Kajol, who worked as a senior photographer for several top dailies and edited his own small newspaper, disappeared after leaving his Dhaka home for work.
It happened a day after Bangadesh’s ruling party Awami League lawmaker Saifuzzaman Shikor, a former aide to Prime Minister Sheikh Hasina, filed a defamation case against Kajol and 31 others accusing them of maligning the lawmaker by linking him to a couple who ran a Dhaka escort service.
Others accused in the case included Matiur Rahman Chowdhury, another top editor in the country.
The case against the journalists was filed under Bangladesh’s controversial Digital Security Act, which has been slammed as “draconian” by human rights activists.
“The Digital Security Act is designed to efficiently censor the Bangladeshi cyberspace and curtail freedom of speech and freedom of the press,” Tasneem Khalil, editor-in-chief of Netra News, a public interest journalism platform, told DW.
“Human rights organisations raised alarm over this law even before it was enacted, whatever fear they expressed then is now proving to be true,” he added.
Demand for strong action
Kajol’s family members have approached the police several times since he went missing. But they say the police have been reluctant to investigate the matter.
“It is intolerable that the Dhaka police are treating Shafiqul Islam Kajol’s disappearance in such a careless manner,” said Daniel Bastard, the head of Reporters Without Borders’ Asia-Pacific desk.
“We urge Bangladesh’s Home Minister Asaduzzaman Khan to do everything possible to ensure that Kajol is found as quickly as possible or else Khan will be held responsible for anything that happens to Kajol,” he added.
Human rights groups also urged Bangladeshi authorities to immediately launch an investigation to determine the fate and whereabouts of the missing journalist.
“The circumstances surrounding the disappearance of Shafiqul Islam Kajol raise serious alarm and send a chilling message that people can no longer express their opinions freely and safely,” Saad Hammadi, South Asia Campaigner at AI, told DW.
“The authorities must urgently determine his fate and whereabouts, and ensure he is immediately released if under state custody,” he added.
Bangladeshi authorities have a history of being involved in arbitrary detentions and forced disappearances. Enforced disappearances have mushroomed in the country since Hasina took power in 2009, according to rights groups.

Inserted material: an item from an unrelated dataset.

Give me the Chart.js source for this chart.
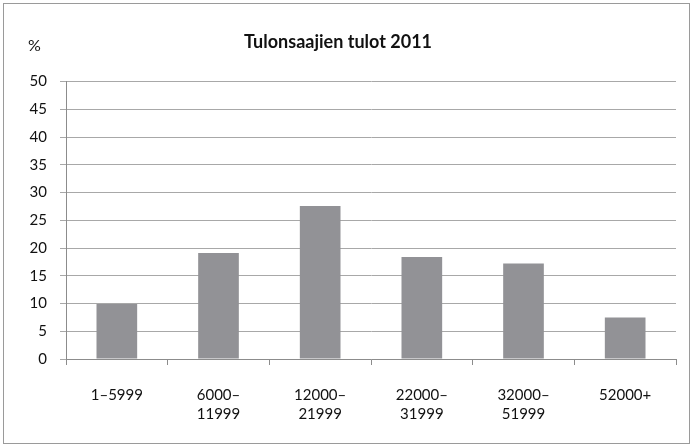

The security forces of the South Asian nation have forcibly disappeared over 550 people over the past decade, according to local human rights organisation Odhikar. The number includes many rights activists suspected to have been abducted by security agencies.
“The case of Shafiqul Islam Kajol is deeply concerning, particularly given the Bangladeshi authorities’ record of abducting people and holding them in secret detention where their safety and lives are at risk,” said Brad Adams, Asia director of Human Rights Watch. He added: “The Bangladeshi government should take immediate steps to locate Kajol and bring him to safety.”